Harbingers of Spring

Rain, gales, sunshine, frost and snow ... Yes, March can be relied on to give us very changeable weather. For some birds however the breeding season is well under way.

The largest of our corvid family, the raven, is usually our earliest nester. It is buzzard size and a strong, handsome bird with its all black plumage, shaggy throat feathers and stout bill. It nests mainly on crags and cliffs on the western side of Britain. Starting in mid-February an average of five eggs are laid and incubated by the female while the male bird carries food to her in his throat pouch.

In her eyrie on a remote mountain crag the golden eagle will start incubating her eggs this month. This will take around 45 days and while up to three eggs may be laid only one offspring is likely to be reared to adulthood.

The grey heron will makes its nest or refurbish an old one in early February in a heronry in the high treetops. Egg laying months are February, March and April and both parents are involved in incubation and they feed their chicks with regurgitated food. From hatching to fledging takes up to two months. The heron takes a wide variety of prey but its easy pickings at this time of year with so many frogs about.

The tawny owl is another early nester and the female will now be incubating her two to four round white eggs in a tree hole or in the nook of an old building. The owlets will leave the nest at around 28 days old and will be fed by their parents for a further three months before they are independent.

It is a busy time in the mammal world too. Many fox cubs are born this month and the vixen will rely on the dog to bring her food in the first week or two while she suckles her young. After two weeks the cubs will take regurgitated food and from 6 weeks onwards they will start exploring outside the den.

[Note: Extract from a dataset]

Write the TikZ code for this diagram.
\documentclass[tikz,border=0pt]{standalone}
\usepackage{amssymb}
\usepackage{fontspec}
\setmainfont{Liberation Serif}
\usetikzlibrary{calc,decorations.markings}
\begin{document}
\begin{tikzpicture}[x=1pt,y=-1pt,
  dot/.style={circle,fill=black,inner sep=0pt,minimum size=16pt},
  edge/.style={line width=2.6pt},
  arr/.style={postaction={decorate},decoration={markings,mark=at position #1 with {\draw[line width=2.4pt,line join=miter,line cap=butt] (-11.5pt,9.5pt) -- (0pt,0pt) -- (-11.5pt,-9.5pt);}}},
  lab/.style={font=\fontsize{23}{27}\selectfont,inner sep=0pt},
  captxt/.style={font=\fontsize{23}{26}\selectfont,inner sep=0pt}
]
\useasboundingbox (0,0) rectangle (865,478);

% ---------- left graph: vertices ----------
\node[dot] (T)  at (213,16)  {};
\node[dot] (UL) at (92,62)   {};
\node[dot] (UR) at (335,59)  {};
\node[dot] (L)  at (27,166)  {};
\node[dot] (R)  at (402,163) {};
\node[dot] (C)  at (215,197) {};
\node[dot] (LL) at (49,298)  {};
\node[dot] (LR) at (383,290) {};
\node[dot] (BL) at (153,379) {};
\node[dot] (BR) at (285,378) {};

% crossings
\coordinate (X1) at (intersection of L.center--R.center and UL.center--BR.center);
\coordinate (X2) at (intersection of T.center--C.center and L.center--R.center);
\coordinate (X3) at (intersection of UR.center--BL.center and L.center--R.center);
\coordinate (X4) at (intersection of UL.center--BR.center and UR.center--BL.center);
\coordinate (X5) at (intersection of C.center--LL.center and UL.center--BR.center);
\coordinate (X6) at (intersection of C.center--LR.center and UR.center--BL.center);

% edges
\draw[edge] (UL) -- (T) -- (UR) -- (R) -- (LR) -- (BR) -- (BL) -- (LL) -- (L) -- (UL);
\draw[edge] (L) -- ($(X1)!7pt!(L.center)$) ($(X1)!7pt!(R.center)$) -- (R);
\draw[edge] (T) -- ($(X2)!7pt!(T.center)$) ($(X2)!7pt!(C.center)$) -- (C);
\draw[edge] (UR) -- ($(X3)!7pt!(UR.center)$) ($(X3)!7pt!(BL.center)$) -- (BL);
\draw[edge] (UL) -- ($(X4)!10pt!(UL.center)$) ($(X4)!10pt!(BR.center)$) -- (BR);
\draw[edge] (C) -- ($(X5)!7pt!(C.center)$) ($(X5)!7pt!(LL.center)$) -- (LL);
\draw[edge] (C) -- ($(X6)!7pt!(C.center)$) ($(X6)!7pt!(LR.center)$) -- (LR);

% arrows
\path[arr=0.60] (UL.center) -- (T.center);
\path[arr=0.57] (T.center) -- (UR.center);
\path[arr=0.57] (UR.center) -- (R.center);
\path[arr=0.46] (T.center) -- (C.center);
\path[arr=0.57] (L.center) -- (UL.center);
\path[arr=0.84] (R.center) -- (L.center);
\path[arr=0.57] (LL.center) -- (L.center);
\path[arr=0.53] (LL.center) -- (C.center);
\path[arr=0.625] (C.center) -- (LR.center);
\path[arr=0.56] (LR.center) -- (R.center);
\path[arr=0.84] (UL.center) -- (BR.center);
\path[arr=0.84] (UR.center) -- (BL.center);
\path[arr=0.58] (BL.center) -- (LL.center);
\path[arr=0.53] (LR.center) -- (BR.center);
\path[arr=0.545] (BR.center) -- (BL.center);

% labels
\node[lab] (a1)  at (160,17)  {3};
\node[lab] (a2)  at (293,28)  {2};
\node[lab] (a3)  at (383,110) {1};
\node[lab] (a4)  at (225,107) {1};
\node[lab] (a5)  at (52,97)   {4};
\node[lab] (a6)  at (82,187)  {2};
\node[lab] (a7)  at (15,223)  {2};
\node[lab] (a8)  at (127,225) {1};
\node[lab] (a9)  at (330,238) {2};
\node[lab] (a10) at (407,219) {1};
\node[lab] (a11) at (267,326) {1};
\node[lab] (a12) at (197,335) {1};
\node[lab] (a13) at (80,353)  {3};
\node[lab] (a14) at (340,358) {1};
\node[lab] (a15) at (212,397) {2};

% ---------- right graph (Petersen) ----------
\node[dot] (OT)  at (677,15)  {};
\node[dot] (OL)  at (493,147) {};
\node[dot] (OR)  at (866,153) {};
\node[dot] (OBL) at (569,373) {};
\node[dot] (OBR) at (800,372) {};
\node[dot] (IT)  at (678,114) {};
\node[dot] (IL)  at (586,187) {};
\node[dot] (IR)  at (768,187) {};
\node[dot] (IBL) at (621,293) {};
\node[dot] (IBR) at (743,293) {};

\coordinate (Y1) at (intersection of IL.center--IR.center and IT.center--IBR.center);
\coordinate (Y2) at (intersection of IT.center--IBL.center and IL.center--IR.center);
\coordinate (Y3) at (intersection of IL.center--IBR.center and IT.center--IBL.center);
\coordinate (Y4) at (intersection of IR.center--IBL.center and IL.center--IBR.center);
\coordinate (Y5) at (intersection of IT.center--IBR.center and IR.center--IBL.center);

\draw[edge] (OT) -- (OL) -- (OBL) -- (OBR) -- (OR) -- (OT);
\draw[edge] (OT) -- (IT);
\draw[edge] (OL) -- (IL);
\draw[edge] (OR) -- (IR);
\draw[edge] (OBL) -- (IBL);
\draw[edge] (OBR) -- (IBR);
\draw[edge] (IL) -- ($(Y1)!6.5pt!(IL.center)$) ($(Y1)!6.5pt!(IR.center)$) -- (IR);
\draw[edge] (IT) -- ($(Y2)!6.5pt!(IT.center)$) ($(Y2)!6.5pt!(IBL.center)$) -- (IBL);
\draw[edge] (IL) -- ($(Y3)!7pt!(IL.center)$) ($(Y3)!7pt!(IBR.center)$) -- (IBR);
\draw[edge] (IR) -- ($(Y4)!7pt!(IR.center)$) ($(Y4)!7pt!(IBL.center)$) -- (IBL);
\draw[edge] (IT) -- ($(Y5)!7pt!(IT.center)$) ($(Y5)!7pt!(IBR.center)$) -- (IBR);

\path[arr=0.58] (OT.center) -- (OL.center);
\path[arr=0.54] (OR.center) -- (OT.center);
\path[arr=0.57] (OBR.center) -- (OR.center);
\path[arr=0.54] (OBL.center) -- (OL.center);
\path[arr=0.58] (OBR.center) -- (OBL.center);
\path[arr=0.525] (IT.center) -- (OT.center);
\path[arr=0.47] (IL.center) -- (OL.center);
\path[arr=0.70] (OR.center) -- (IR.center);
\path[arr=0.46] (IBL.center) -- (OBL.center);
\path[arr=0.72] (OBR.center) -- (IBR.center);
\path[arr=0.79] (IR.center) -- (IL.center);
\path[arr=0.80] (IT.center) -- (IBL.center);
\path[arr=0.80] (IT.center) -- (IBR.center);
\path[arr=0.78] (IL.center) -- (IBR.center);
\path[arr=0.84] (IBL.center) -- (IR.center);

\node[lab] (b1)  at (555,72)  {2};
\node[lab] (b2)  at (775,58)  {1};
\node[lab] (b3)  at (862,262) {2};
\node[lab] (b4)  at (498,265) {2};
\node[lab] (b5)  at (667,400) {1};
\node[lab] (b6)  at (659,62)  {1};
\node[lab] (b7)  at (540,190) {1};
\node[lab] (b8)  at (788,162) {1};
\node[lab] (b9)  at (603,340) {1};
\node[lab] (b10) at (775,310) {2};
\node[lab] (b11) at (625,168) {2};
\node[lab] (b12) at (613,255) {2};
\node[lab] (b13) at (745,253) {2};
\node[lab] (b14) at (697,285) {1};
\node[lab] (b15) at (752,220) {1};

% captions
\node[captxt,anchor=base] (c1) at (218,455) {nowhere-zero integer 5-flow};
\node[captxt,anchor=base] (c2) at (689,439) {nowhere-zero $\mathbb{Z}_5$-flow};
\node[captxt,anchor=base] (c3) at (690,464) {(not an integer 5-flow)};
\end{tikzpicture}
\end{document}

The brown hare of course goes a bit mad in March. Normally a wary animal, the springtime courtship is fuelled by "notching hormones". The buck is always ready to mate first, but the doe will fight him off, both standing on their hind legs and exchanging blows with their fore paws. The doe is larger than the buck and packs the bigger punch. The lady is always in control of the situation however and will mate only when she is good and ready. It's a harbinger of Spring ritual to remember and treasure.

Spring migrants from Africa will be arriving around the Basin during the last week of March and bird watchers will be looking for their first sighting of wheatear, sand martin, chiffchaff or os-prey. A first of the season was a red admiral butterfly flitting around the Visitor Centre on March 1st.